INDIANAPOLIS, Ind. — Though Indiana State Board of Animal Health (BOAH) veterinarians and staff have kept busy planning and testing birds, the summer may have seemed a figurative "deep breath" after a tense winter and spring anticipating another case of highly pathogenic avian influenza (HPAI) at any time.
On Sept. 17, an emergency rule BOAH put into place earlier in the year to prevent commingling of birds at Indiana fairs, shows and exhibitions expired – 90 days after the last instance of a new HPAI case was detected nationally. (Only one case was found in Indiana, in a backyard flock this spring.)
At last week’s quarterly meeting, board members unanimously passed a final rule designed to cut the risk of HPAI.
The rule requires sellers and buyers in any poultry sale or transfer in Indiana to keep a record of the transaction for at least three years. This will help with tracking an animal if HPAI is detected. Sales of poultry to a state-approved slaughtering facility or through an approved livestock market are exempt because those facilities already create records for BOAH. Poultry exhibition organizers must also register their event with BOAH.
These requirements are already in place for other Indiana livestock, said Dr. Kyle Shipman, BOAH backyard and exhibition poultry health. He has been trying to educate affected poultry owners and keepers – chiefly of backyard flocks – of the new recordkeeping requirement where he can, at markets, shows and on Facebook. He also urges them to register their premises with BOAH.
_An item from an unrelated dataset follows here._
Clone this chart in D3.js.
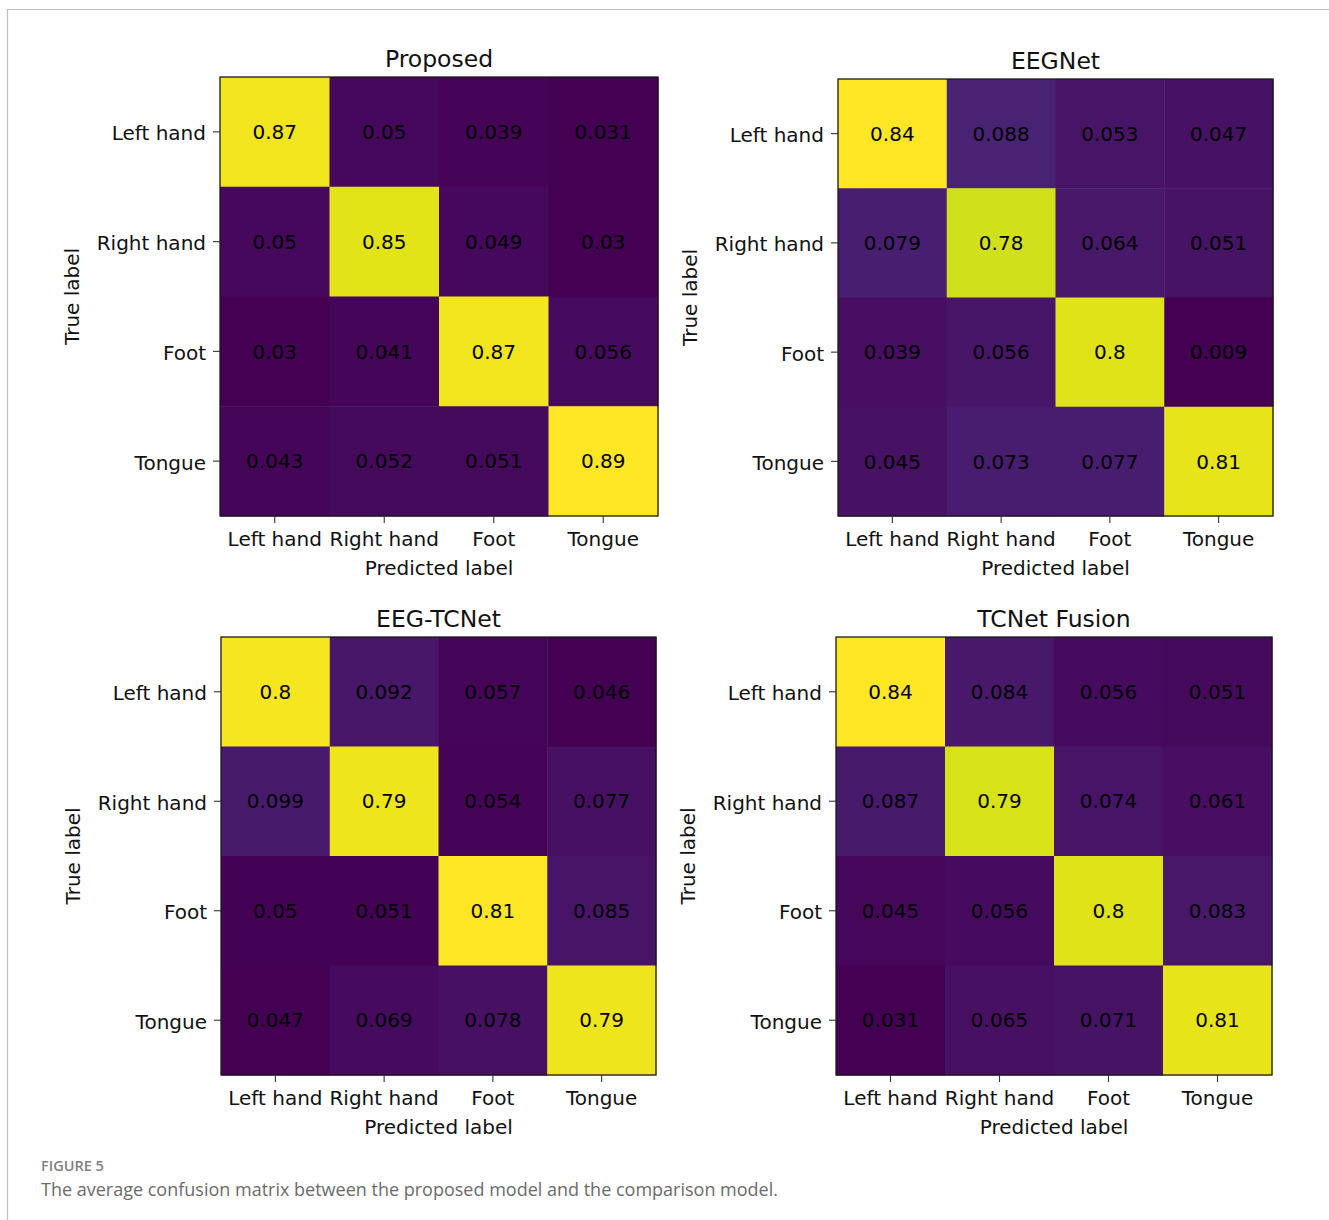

"Poultry" for this rule includes chickens, turkeys, ostriches, emus, rheas, cassowaries, waterfowl and game birds (such as pheasants, partridges, quail, grouse, guineas and peafowl). It does not apply to all birds, such as doves and pigeons for example, which Dr. Michael Kopp in BOAH commercial poultry explained are fairly resistant to HPAI.
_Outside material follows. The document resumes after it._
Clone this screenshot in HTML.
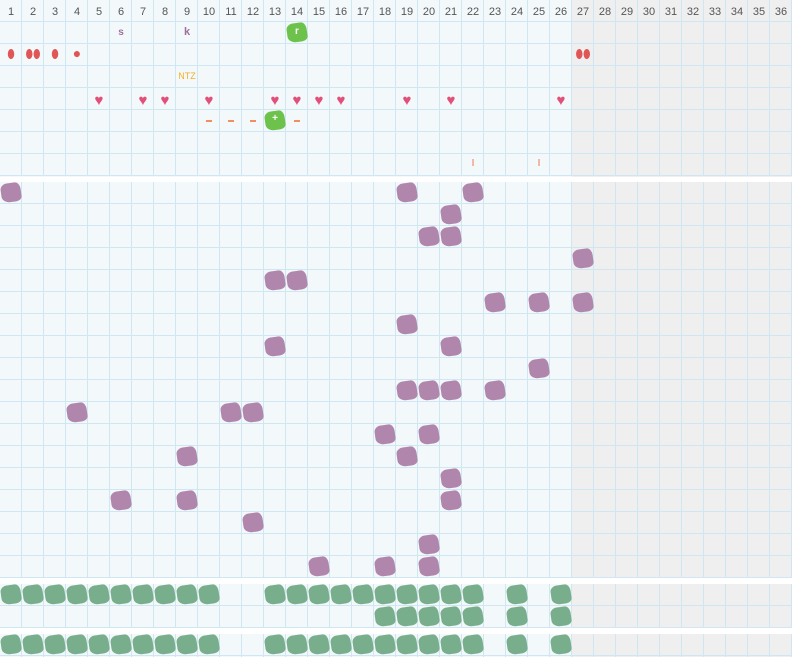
<!DOCTYPE html>
<html><head><meta charset="utf-8"><style>
body{margin:0;width:792px;height:657px;overflow:hidden;background:#fff;font-family:"Liberation Sans",sans-serif;position:relative}
.sec{position:absolute;left:0;width:792px;background:
linear-gradient(to right,transparent 572px,#efefef 572px),#f3f8fa;}
.grid{position:absolute;left:0;width:792px;background-image:
repeating-linear-gradient(to right,transparent 0 21px,#cfe7f2 21px 22px),
repeating-linear-gradient(to bottom,transparent 0 21px,#cfe7f2 21px 22px);}
.h{position:absolute;top:0;width:22px;height:22px;line-height:24px;text-align:center;font-size:11px;color:#555}
.b{position:absolute;width:20px;height:19px;border-radius:35% 25% 30% 40%/30% 40% 25% 35%;transform:rotate(-8deg)}
.p{background:#b086ad}.g{background:#79ae8c}.G{background:#6cc24a}
.t{position:absolute;text-align:center;width:22px}
</style></head><body>
<div class="sec" style="top:0;height:177px"></div>
<div class="grid" style="top:0;height:176px"></div>
<div class="sec" style="top:182px;height:396px"></div>
<div class="grid" style="top:182px;height:396px"></div>
<div class="sec" style="top:584px;height:44px"></div>
<div class="grid" style="top:584px;height:44px"></div>
<div class="sec" style="top:634px;height:23px"></div>
<div class="grid" style="top:634px;height:23px"></div>
<div id="hd"><div class="h" style="left:0">1</div><div class="h" style="left:22px">2</div><div class="h" style="left:44px">3</div><div class="h" style="left:66px">4</div><div class="h" style="left:88px">5</div><div class="h" style="left:110px">6</div><div class="h" style="left:132px">7</div><div class="h" style="left:154px">8</div><div class="h" style="left:176px">9</div><div class="h" style="left:198px">10</div><div class="h" style="left:220px">11</div><div class="h" style="left:242px">12</div><div class="h" style="left:264px">13</div><div class="h" style="left:286px">14</div><div class="h" style="left:308px">15</div><div class="h" style="left:330px">16</div><div class="h" style="left:352px">17</div><div class="h" style="left:374px">18</div><div class="h" style="left:396px">19</div><div class="h" style="left:418px">20</div><div class="h" style="left:440px">21</div><div class="h" style="left:462px">22</div><div class="h" style="left:484px">23</div><div class="h" style="left:506px">24</div><div class="h" style="left:528px">25</div><div class="h" style="left:550px">26</div><div class="h" style="left:572px">27</div><div class="h" style="left:594px">28</div><div class="h" style="left:616px">29</div><div class="h" style="left:638px">30</div><div class="h" style="left:660px">31</div><div class="h" style="left:682px">32</div><div class="h" style="left:704px">33</div><div class="h" style="left:726px">34</div><div class="h" style="left:748px">35</div><div class="h" style="left:770px">36</div></div>
<div class="t" style="left:110px;top:27px;font-size:10px;font-weight:bold;color:#a0709a">s</div>
<div class="t" style="left:176px;top:26px;font-size:11px;font-weight:bold;color:#a0709a">k</div>
<div class="b G" style="left:287px;top:23px"></div><div class="t" style="left:286px;top:26px;font-size:10px;font-weight:bold;color:#fff">r</div>
<div class="t" style="left:0;top:47px;font-size:12px;color:#e05555">⬮</div>
<div class="t" style="left:22px;top:47px;font-size:12px;color:#e05555">⬮⬮</div>
<div class="t" style="left:44px;top:47px;font-size:12px;color:#e05555">⬮</div>
<div class="t" style="left:66px;top:45px;font-size:14px;color:#e05555">●</div>
<div class="t" style="left:572px;top:47px;font-size:12px;color:#e05555">⬮⬮</div>
<div class="t" style="left:176px;top:71px;font-size:9px;color:#f5b020">NTZ</div>
<div class="t" style="left:264px;top:113px;font-size:10px;color:#fff;font-weight:bold;z-index:2">+</div>
<div class="t" style="left:462px;top:158px;font-size:10px;color:#f07050">I</div>
<div class="t" style="left:528px;top:158px;font-size:10px;color:#f07050">I</div>
<div id="o"></div>
<script>
var o=document.getElementById('o'),h='';
function bl(c,y,cl){h+='<div class="b '+cl+'" style="left:'+((c-1)*22+1)+'px;top:'+y+'px"></div>';}
[5,7,8,10,13,14,15,16,19,21,26].forEach(function(c){h+='<div class="t" style="left:'+(c-1)*22+'px;top:93px;font-size:15px;line-height:15px;color:#e0507a">♥</div>';});
[10,11,12,14].forEach(function(c){h+='<div style="position:absolute;left:'+((c-1)*22+8)+'px;top:120px;width:6px;height:2px;background:#f09060"></div>';});
bl(13,111,'G');
var P=[[1,19,22],[21],[20,21],[27],[13,14],[23,25,27],[19],[13,21],[25],[19,20,21,23],[4,11,12],[18,20],[9,19],[21],[6,9,21],[12],[20],[15,18,20]];
P.forEach(function(r,i){r.forEach(function(c){bl(c,183+i*22,'p');});});
var A=[1,2,3,4,5,6,7,8,9,10,13,14,15,16,17,18,19,20,21,22,24,26];
A.forEach(function(c){bl(c,585,'g');bl(c,635,'g');});
[18,19,20,21,22,24,26].forEach(function(c){bl(c,607,'g');});
o.innerHTML=h;
</script>
</body></html>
He said some people may not understand why backyard poultry owners’ small flocks should fall under the same rules as large commercial operations. He pointed to bans on import of U.S. poultry and eggs this year in more than 70 countries and explained if a state had a case of HPAI, no matter in what size flock, it was added to the list.
U.S. trading partners in much of the world have citizens who eat poultry from small and backyard flocks rather than large commercial ones, Kopp explained, so it affects their perception of how virulent diseases in the United States can spread here. In effect, it doesn’t matter in what size flock HPAI shows up – just that it does at all.
State Veterinarian Dr. Bret Marsh praised compliance with the "no bird shows" rule this summer, particularly from those whose birds clearly weren’t poultry – such as owners of racing pigeons, and even an Indy parrot club that agreed to postpone.
"We had all kinds of people who were ‘stepping up,’" he said. "They understood the rule; they understood the challenge."
An emergency rule that was enacted in July for the three-year recordkeeping requirement expired Oct. 9, but the board has renewed it until the permanent rule can legally be put on the books.